__What you need to do__. Retype exactly what runs from the first line of the data to the line with "const RADIAN = Math.PI / 180;", keeping both of those lines and skipping pictures.

__Available records__.
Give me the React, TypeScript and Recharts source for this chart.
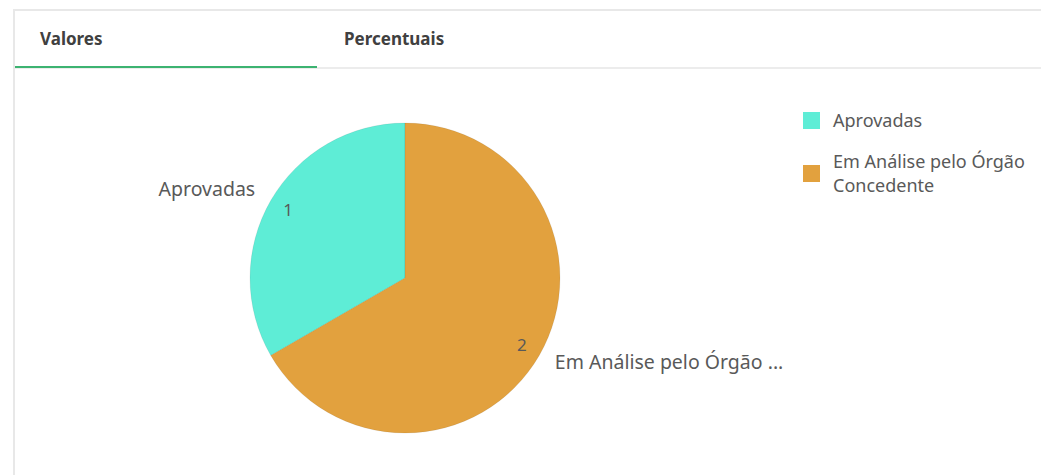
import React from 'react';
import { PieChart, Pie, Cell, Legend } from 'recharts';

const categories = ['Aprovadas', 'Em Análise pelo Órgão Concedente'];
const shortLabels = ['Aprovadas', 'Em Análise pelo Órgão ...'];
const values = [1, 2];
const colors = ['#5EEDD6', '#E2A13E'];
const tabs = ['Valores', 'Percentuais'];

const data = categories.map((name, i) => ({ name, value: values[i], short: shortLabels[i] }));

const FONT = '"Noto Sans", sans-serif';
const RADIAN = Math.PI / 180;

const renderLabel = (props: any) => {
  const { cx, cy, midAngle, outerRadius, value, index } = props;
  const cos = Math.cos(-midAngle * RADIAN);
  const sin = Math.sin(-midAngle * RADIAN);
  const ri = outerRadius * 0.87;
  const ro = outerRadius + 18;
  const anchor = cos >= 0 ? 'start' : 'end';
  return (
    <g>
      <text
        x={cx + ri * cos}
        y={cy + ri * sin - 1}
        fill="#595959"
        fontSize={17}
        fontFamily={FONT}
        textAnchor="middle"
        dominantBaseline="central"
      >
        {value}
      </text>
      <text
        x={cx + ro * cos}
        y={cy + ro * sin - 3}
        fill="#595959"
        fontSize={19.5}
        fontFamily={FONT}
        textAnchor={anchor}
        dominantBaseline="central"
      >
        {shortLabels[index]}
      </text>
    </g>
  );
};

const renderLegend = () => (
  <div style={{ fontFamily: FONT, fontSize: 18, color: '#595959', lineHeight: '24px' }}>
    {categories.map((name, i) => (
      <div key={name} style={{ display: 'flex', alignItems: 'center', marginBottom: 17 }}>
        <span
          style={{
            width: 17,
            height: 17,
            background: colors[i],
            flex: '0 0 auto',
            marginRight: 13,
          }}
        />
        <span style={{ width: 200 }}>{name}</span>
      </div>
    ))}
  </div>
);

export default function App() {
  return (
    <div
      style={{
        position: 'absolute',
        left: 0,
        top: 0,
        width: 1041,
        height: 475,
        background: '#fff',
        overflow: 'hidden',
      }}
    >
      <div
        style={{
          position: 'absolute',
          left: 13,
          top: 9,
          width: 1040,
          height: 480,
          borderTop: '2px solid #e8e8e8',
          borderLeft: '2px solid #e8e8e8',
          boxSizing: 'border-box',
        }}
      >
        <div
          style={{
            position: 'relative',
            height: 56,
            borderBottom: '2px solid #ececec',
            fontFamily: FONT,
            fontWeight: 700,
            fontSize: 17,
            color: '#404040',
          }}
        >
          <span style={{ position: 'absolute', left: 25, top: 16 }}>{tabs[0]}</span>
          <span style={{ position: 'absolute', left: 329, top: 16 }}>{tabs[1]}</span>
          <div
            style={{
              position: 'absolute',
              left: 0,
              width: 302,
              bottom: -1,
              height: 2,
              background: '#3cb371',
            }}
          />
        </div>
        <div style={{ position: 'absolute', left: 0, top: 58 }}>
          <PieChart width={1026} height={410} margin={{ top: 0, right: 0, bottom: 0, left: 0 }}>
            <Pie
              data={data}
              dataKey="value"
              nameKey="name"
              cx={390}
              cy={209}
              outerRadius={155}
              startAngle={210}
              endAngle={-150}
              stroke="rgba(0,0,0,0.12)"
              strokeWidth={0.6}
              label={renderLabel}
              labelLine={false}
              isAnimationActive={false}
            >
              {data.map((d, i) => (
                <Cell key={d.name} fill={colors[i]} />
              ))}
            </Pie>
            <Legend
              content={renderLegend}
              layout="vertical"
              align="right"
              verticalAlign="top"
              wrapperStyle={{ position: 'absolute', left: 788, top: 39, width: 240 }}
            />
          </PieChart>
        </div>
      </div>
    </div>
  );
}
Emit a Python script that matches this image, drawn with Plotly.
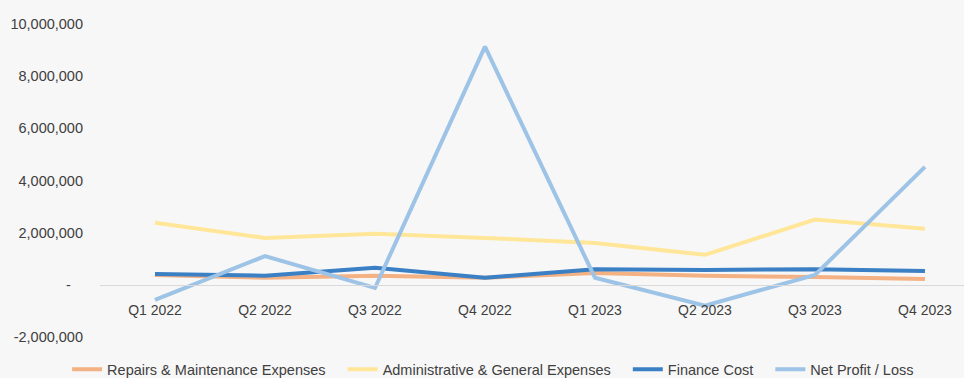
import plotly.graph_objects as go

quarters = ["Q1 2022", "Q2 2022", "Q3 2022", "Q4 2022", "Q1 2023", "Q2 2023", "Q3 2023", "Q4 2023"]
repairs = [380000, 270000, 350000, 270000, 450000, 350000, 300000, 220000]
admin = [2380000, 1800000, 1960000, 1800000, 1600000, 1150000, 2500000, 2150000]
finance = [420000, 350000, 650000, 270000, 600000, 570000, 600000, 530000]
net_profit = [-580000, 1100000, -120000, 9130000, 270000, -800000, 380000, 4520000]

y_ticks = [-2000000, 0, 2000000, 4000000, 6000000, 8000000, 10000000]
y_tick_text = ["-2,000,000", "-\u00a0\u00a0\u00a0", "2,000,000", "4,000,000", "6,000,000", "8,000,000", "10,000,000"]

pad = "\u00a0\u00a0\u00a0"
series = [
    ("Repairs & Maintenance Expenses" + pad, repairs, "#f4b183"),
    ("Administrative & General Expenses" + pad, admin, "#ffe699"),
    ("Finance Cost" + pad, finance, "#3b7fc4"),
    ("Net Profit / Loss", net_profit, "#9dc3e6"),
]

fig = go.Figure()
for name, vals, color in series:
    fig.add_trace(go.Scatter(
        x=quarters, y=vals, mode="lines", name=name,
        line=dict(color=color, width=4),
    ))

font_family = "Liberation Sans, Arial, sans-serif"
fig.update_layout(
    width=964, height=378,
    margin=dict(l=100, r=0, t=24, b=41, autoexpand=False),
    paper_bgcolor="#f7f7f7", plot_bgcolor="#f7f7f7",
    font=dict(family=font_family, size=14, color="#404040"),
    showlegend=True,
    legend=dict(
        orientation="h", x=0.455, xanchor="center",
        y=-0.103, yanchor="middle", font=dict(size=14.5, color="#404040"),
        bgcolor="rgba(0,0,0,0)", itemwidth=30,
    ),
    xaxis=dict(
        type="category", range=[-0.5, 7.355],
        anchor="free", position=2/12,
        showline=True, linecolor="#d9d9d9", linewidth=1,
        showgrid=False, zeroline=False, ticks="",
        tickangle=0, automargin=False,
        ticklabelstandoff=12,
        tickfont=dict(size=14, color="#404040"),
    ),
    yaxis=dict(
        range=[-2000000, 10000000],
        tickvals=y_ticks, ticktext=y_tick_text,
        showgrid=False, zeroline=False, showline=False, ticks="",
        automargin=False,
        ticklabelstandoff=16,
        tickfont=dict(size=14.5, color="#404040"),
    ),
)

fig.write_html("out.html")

__Written answer__.
Give me the React, TypeScript and Recharts source for this chart.
import React from 'react';
import { PieChart, Pie, Cell, Legend } from 'recharts';

const categories = ['Aprovadas', 'Em Análise pelo Órgão Concedente'];
const shortLabels = ['Aprovadas', 'Em Análise pelo Órgão ...'];
const values = [1, 2];
const colors = ['#5EEDD6', '#E2A13E'];
const tabs = ['Valores', 'Percentuais'];

const data = categories.map((name, i) => ({ name, value: values[i], short: shortLabels[i] }));

const FONT = '"Noto Sans", sans-serif';
const RADIAN = Math.PI / 180;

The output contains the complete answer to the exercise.